## Records shown
>> Start

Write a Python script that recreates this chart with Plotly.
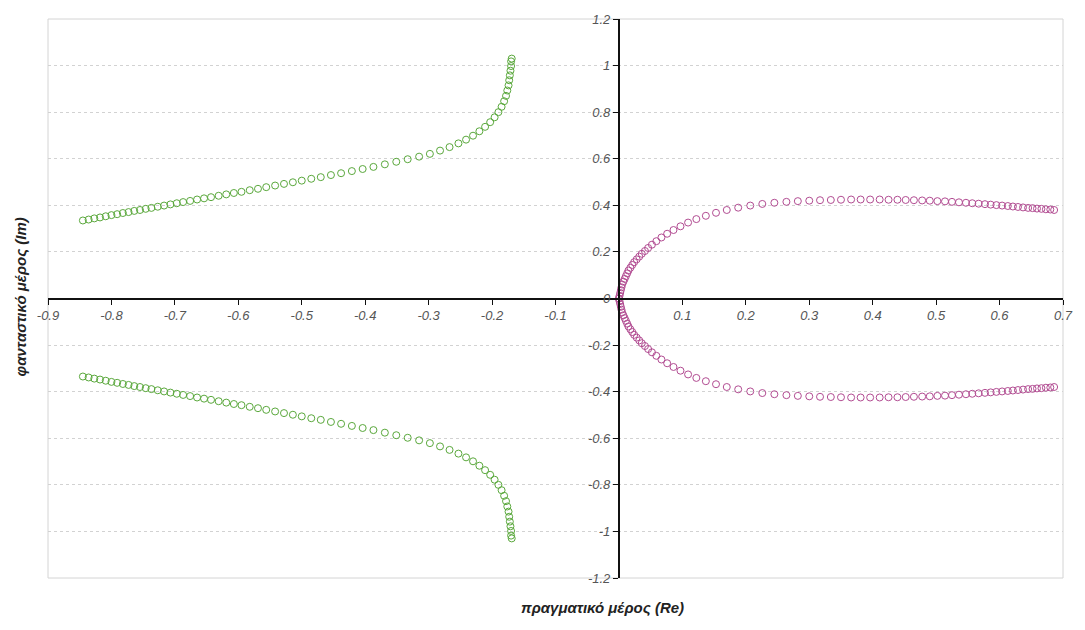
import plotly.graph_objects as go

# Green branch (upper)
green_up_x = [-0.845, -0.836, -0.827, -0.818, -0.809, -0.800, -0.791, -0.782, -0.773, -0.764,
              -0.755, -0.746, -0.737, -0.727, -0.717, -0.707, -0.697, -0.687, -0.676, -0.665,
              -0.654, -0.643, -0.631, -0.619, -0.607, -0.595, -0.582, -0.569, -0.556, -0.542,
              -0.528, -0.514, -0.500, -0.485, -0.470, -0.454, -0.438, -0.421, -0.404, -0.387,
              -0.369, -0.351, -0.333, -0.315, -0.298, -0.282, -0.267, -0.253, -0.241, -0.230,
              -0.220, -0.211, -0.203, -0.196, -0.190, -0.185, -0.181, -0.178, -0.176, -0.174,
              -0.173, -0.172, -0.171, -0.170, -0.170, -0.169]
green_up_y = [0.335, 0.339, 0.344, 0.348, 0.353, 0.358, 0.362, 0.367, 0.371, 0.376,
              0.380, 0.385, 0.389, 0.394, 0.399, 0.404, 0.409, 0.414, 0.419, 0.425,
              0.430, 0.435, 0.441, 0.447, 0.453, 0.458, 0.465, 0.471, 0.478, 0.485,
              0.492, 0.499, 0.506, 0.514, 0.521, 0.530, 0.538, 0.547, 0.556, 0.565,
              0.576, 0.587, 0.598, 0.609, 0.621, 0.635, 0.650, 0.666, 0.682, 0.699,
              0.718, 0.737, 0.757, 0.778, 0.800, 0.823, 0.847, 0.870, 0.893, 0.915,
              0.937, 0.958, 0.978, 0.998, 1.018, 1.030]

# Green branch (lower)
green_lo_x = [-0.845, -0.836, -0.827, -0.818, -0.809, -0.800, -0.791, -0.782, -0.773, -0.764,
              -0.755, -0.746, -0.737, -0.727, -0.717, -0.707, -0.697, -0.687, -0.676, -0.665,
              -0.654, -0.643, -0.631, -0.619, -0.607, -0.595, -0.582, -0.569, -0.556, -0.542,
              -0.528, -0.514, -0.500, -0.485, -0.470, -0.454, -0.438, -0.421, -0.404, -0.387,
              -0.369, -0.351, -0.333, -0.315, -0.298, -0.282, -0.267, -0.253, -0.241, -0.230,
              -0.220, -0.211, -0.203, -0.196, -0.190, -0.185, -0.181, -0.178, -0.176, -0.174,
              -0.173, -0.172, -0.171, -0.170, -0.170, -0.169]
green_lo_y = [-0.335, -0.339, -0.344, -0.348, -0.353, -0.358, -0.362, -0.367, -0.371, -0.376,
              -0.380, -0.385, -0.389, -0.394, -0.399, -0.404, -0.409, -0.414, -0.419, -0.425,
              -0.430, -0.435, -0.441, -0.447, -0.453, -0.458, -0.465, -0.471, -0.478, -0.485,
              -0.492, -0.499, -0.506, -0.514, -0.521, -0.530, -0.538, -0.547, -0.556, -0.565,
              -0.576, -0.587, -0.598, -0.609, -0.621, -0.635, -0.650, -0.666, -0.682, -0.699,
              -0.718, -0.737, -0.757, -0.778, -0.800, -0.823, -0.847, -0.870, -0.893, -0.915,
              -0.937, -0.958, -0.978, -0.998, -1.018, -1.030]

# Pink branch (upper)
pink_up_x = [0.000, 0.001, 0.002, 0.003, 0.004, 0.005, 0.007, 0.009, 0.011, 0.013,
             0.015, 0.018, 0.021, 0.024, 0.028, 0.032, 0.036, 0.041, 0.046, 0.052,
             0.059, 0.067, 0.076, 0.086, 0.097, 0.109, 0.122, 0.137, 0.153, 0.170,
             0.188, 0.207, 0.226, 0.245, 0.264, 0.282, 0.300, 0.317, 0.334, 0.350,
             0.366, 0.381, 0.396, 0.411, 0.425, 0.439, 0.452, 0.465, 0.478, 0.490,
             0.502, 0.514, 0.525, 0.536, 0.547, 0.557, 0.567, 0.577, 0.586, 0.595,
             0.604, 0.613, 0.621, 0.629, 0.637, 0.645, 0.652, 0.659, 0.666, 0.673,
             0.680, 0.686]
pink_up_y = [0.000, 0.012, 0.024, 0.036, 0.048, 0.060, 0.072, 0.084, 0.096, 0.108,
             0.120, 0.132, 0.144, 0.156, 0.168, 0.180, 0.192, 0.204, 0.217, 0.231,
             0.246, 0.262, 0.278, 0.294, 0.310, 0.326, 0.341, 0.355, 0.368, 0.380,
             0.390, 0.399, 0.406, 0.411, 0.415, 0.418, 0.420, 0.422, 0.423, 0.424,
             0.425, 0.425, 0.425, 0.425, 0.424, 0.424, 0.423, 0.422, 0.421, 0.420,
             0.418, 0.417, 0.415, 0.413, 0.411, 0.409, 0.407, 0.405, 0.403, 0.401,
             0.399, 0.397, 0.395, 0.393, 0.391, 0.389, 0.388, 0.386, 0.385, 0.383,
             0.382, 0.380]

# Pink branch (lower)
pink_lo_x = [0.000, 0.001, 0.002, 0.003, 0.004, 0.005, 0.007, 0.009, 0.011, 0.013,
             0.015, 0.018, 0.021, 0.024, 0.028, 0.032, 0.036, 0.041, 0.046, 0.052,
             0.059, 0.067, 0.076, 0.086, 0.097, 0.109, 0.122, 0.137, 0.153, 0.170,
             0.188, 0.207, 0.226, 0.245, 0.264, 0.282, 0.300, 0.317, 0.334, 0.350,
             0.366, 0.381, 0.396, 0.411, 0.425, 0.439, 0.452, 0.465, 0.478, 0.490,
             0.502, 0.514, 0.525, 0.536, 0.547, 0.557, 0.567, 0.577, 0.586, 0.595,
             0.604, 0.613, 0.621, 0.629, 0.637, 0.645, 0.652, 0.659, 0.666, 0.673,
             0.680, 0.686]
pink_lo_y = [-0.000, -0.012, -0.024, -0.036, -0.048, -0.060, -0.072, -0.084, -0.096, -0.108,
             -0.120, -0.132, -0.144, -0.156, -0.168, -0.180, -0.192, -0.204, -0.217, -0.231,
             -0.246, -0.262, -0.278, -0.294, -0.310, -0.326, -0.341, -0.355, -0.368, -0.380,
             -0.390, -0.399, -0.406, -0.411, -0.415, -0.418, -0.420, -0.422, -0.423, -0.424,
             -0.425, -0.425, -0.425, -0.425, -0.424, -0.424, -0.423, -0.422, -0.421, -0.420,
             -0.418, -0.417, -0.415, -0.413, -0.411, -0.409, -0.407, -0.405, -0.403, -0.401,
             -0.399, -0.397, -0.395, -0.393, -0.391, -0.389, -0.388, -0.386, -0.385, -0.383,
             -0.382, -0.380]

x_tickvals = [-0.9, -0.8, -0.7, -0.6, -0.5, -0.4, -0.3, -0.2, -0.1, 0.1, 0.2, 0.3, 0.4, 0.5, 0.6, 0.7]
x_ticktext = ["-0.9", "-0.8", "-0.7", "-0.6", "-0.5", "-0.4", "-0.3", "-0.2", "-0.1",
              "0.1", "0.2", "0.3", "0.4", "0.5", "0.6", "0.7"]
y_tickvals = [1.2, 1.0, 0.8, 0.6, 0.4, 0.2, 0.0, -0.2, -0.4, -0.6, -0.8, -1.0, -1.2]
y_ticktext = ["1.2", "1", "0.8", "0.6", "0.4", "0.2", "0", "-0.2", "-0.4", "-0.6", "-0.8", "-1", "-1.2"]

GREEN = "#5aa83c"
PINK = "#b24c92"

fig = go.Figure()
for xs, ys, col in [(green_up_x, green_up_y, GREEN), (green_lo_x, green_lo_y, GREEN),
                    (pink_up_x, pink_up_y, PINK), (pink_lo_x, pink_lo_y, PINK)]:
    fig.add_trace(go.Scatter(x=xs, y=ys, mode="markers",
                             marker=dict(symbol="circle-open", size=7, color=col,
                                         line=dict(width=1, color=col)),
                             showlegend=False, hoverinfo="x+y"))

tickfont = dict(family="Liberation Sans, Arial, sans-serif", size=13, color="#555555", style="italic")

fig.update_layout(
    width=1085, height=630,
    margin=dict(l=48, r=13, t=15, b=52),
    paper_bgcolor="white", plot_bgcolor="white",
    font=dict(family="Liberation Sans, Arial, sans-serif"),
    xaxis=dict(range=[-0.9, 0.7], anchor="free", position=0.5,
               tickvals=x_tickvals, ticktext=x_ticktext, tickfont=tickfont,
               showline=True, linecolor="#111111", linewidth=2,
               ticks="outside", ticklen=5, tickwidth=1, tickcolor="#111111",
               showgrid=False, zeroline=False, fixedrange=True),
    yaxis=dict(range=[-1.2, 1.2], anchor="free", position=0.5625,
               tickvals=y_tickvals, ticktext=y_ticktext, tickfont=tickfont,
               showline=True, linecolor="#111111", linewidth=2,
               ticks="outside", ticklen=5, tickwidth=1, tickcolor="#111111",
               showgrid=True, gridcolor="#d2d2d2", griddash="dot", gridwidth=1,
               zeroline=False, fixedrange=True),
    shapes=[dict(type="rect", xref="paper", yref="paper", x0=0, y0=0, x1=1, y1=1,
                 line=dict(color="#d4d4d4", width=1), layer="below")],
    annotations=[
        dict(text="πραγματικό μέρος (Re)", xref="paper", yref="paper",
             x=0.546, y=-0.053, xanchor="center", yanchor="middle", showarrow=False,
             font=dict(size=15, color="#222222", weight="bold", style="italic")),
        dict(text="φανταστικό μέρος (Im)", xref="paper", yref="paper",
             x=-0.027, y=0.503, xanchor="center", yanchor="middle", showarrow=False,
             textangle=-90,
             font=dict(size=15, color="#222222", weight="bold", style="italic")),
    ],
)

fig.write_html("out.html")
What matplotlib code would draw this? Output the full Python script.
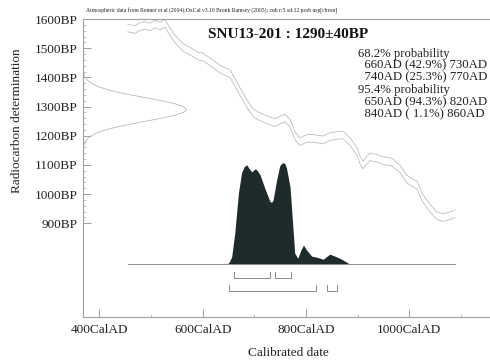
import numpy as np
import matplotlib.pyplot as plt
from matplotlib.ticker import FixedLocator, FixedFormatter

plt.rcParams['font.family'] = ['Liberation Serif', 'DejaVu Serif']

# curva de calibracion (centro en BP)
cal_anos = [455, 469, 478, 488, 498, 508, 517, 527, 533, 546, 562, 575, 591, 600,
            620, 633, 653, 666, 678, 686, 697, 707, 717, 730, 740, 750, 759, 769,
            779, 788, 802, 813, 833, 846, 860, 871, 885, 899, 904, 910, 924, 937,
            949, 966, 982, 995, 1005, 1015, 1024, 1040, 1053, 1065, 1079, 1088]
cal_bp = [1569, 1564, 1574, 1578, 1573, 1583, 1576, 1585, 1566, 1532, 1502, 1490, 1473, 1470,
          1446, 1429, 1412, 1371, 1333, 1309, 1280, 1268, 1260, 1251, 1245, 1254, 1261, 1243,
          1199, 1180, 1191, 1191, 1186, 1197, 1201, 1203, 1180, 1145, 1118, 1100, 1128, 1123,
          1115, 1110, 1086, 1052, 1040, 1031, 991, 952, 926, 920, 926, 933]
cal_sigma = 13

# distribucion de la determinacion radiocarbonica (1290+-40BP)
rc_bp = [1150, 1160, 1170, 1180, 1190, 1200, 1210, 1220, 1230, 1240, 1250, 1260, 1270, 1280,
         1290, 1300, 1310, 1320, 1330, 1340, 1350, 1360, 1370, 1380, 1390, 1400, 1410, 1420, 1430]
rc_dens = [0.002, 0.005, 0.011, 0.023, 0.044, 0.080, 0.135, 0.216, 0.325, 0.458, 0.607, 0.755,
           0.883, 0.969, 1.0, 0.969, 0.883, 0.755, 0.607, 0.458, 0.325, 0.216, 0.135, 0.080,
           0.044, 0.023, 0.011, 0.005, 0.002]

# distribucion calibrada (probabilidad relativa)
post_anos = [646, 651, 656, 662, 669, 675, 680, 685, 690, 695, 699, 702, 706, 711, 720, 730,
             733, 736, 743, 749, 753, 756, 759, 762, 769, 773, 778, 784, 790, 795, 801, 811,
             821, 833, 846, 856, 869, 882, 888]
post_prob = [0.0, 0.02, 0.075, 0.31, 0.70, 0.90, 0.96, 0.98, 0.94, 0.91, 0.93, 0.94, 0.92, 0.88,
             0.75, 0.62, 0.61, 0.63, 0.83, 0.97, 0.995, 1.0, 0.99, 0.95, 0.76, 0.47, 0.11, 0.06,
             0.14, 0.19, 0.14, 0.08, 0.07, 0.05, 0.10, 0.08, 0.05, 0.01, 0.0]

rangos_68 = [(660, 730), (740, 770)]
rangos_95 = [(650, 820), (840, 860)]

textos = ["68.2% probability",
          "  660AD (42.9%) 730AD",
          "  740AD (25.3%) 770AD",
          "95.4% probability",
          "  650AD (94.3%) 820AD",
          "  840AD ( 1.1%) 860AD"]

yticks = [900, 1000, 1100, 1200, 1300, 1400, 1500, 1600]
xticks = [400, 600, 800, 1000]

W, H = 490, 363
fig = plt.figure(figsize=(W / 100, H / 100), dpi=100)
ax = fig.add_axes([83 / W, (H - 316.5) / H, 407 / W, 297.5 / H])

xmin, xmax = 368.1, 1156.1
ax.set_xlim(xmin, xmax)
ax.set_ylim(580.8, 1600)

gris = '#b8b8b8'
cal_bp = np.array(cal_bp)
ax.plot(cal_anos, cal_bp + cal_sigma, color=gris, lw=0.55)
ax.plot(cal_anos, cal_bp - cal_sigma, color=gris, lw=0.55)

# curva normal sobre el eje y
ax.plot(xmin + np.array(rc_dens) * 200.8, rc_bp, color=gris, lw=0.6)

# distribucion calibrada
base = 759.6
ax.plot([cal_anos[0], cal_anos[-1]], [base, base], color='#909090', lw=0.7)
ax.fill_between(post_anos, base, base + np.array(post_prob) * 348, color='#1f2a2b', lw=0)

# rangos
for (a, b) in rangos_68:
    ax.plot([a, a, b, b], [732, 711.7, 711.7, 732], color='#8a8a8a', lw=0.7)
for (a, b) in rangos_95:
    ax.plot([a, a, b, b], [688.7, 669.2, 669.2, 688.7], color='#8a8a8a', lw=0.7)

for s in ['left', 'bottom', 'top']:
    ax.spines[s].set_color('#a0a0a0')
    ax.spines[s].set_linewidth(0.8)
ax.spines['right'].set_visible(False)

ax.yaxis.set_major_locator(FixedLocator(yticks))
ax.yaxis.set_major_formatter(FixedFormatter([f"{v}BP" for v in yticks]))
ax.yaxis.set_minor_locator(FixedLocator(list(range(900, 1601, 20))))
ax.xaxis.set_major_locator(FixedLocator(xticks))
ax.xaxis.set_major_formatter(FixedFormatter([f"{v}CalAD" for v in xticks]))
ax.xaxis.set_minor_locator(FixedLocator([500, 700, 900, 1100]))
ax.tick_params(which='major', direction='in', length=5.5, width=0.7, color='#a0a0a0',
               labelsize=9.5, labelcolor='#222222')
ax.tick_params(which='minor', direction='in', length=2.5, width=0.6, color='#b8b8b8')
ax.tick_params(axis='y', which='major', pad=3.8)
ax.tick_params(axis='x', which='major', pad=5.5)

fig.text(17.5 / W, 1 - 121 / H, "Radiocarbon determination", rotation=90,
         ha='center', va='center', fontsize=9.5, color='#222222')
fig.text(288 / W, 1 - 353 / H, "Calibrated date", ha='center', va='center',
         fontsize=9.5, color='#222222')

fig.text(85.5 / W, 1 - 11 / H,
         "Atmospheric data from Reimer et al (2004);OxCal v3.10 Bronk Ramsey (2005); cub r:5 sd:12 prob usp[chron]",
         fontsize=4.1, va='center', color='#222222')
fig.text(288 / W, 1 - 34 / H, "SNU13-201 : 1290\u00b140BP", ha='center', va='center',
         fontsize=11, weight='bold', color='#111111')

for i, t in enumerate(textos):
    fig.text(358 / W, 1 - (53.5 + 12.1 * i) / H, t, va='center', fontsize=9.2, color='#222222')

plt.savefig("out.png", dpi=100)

>> End

## Exercise directions
From the records above, copy exactly the lines starting at the one with "What matplotlib code" and ending at the one with "cal_sigma = 13", and no others. Pictures stay out.

## Solution for this problem
What matplotlib code would draw this? Output the full Python script.
import numpy as np
import matplotlib.pyplot as plt
from matplotlib.ticker import FixedLocator, FixedFormatter

plt.rcParams['font.family'] = ['Liberation Serif', 'DejaVu Serif']

# curva de calibracion (centro en BP)
cal_anos = [455, 469, 478, 488, 498, 508, 517, 527, 533, 546, 562, 575, 591, 600,
            620, 633, 653, 666, 678, 686, 697, 707, 717, 730, 740, 750, 759, 769,
            779, 788, 802, 813, 833, 846, 860, 871, 885, 899, 904, 910, 924, 937,
            949, 966, 982, 995, 1005, 1015, 1024, 1040, 1053, 1065, 1079, 1088]
cal_bp = [1569, 1564, 1574, 1578, 1573, 1583, 1576, 1585, 1566, 1532, 1502, 1490, 1473, 1470,
          1446, 1429, 1412, 1371, 1333, 1309, 1280, 1268, 1260, 1251, 1245, 1254, 1261, 1243,
          1199, 1180, 1191, 1191, 1186, 1197, 1201, 1203, 1180, 1145, 1118, 1100, 1128, 1123,
          1115, 1110, 1086, 1052, 1040, 1031, 991, 952, 926, 920, 926, 933]
cal_sigma = 13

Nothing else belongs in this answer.